Empecemos por el final: las palabras hace mucho que dejaron
de ser espejos para ser instrumentos, orientadas siempre por un propósito. Es
ya ADN social. La palabra ha pasado de transmitir pensamientos a transmitir
intenciones. Tenemos que entender entonces el contexto que habitamos jalonado
antes de apariencia que de literalidad.
Los políticos hablan, Dios les dio lengua, y cuando hablan
tienen una intención, diferente en cada caso: suelen querer quedar bien y
conectar con sus potenciales votantes; suelen querer atacar - desdeñar, a sus
contrincantes; suelen mostrarse decorosos frente a lo ilegal; suelen guardar
las formas, y no me refiero a los triángulos y a los cuadrados, me refiero a
que constantemente intentan conservar una proyección de su ser, como un
holograma; acostumbran a dar rodeos lingüísticos para no hollar ciertos tabúes;
suelen también ser condescendientes (ellos prefieren pensarse respetuosos); y tienen
la costumbre de respetar los protocolos.

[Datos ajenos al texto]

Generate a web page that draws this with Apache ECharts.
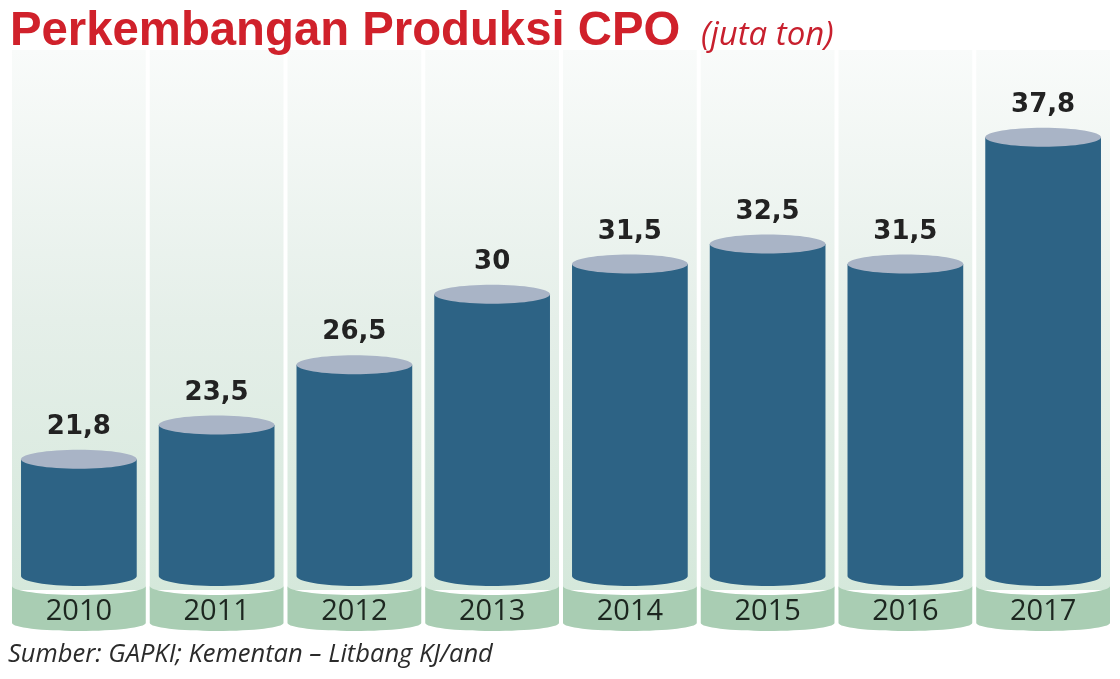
<!DOCTYPE html>
<html><head><meta charset="utf-8">
<script src="https://cdn.jsdelivr.net/npm/echarts@6/dist/echarts.min.js"></script>
<style>html,body{margin:0;padding:0;background:#fff}#c{width:1120px;height:679px}</style>
</head><body><div id="c"></div>
<script>
const categories = ['2010', '2011', '2012', '2013', '2014', '2015', '2016', '2017'];
const production = [21.8, 23.5, 26.5, 30, 31.5, 32.5, 31.5, 37.8];
const titleText = 'Perkembangan Produksi CPO';
const unitText = '(juta ton)';
const sourceText = 'Sumber: GAPKI; Kementan \u2013 Litbang KJ/and';
const yMin = 16, yMax = 40;

const chart = echarts.init(document.getElementById('c'), null, { renderer: 'canvas' });

const K = 0.5523;
function lowerArcLR(cx, y, rx, ry) {
  return 'C ' + (cx - rx) + ' ' + (y + K * ry) + ' ' + (cx - K * rx) + ' ' + (y + ry) + ' ' + cx + ' ' + (y + ry) +
    ' C ' + (cx + K * rx) + ' ' + (y + ry) + ' ' + (cx + rx) + ' ' + (y + K * ry) + ' ' + (cx + rx) + ' ' + y;
}
function lowerArcRL(cx, y, rx, ry) {
  return 'C ' + (cx + rx) + ' ' + (y + K * ry) + ' ' + (cx + K * rx) + ' ' + (y + ry) + ' ' + cx + ' ' + (y + ry) +
    ' C ' + (cx - K * rx) + ' ' + (y + ry) + ' ' + (cx - rx) + ' ' + (y + K * ry) + ' ' + (cx - rx) + ' ' + y;
}

function renderItem(params, api) {
  const idx = api.value(0);
  const val = api.value(1);
  const top = api.coord([idx, val]);
  const cx = top[0], yTop = top[1];
  const cs = params.coordSys;
  const base = cs.y + cs.height;
  const bw = api.size([1, 0])[0];
  const colHalf = bw / 2 - 2;
  const barHalf = bw * 0.42;
  const ry = 9.5;

  const bandTop = base + 10, bandBot = base + 47;
  const bandPath = 'M ' + (cx - colHalf) + ' ' + bandTop + ' ' + lowerArcLR(cx, bandTop, colHalf, 9) +
    ' L ' + (cx + colHalf) + ' ' + bandBot + ' ' + lowerArcRL(cx, bandBot, colHalf, 8) + ' Z';
  const barPath = 'M ' + (cx - barHalf) + ' ' + yTop + ' L ' + (cx - barHalf) + ' ' + base + ' ' +
    lowerArcLR(cx, base, barHalf, 10) + ' L ' + (cx + barHalf) + ' ' + yTop + ' Z';

  const label = String(val).replace('.', ',');
  return {
    type: 'group',
    children: [
      {
        type: 'rect',
        shape: { x: cx - colHalf, y: 50, width: colHalf * 2, height: bandTop + 4 - 50 },
        style: {
          fill: new echarts.graphic.LinearGradient(0, 0, 0, 1, [
            { offset: 0, color: '#f9fbfa' },
            { offset: 0.5, color: '#e5efe9' },
            { offset: 1, color: '#d5e8db' }
          ])
        }
      },
      {
        type: 'path',
        shape: { pathData: bandPath },
        style: { fill: '#a9cdb3' }
      },
      {
        type: 'path',
        shape: { pathData: barPath },
        style: { fill: '#2d6385' }
      },
      {
        type: 'ellipse',
        shape: { cx: cx, cy: yTop, rx: barHalf, ry: ry },
        style: { fill: '#a9b4c6' }
      },
      {
        type: 'text',
        style: {
          text: label, x: cx, y: yTop - 32, align: 'center', verticalAlign: 'middle',
          font: 'bold 26px "DejaVu Sans"', fill: '#222222'
        }
      }
    ]
  };
}

chart.setOption({
  animation: false,
  backgroundColor: '#ffffff',
  grid: { left: 10, right: 8, top: 93, bottom: 103 },
  xAxis: {
    type: 'category', data: categories, z: 10,
    axisLine: { show: false }, axisTick: { show: false }, splitLine: { show: false },
    axisLabel: { fontFamily: 'Open Sans', fontSize: 29, color: '#1c261f', margin: 21 }
  },
  yAxis: { type: 'value', min: yMin, max: yMax, show: false, splitLine: { show: false } },
  graphic: [
    {
      type: 'text', z: 100,
      style: { text: titleText, x: 10, y: 32, verticalAlign: 'middle', align: 'left',
        font: 'bold 47.3px "Liberation Sans"', fill: '#d0212b' }
    },
    {
      type: 'text', z: 100,
      style: { text: unitText, x: 701, y: 36, verticalAlign: 'middle', align: 'left',
        font: 'italic 33px "Open Sans"', fill: '#c8202e' }
    },
    {
      type: 'text', z: 100,
      style: { text: sourceText, x: 8, y: 655, verticalAlign: 'middle', align: 'left',
        font: 'italic 25.5px "Open Sans"', fill: '#2b2b2b' }
    }
  ],
  series: [{
    type: 'custom',
    renderItem: renderItem,
    data: production.map(function (v, i) { return [i, v]; }),
    encode: { x: 0, y: 1 },
    clip: false
  }]
});
</script></body></html>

Para todo ello utilizan palabras: las
modulan, las empacan, las atrezzan, y las lanzan a nuestros oídos, que reciben
casi la leve forma de la fragancia de media sonrisa desde donde partieron.
Suenan muchas veces falsas si las pensamos como palabras. Debemos entenderlas
no como sucesiones de letras, sino como intenciones. Ellos han profesionalizado
esta enorme perversión del lenguaje a la que la sociedad, a otro nivel, no es
ni mucho menos ajena.
Por estos pensamientos extraños míos me cuesta vibrar con
cualquier discurso, me cuesta creer cualquier palabra, quiero entender siempre
lo que se dice como la tarjeta de visita de lo que se hace. Por eso los miro
como las tortugas miran el mar: despacio.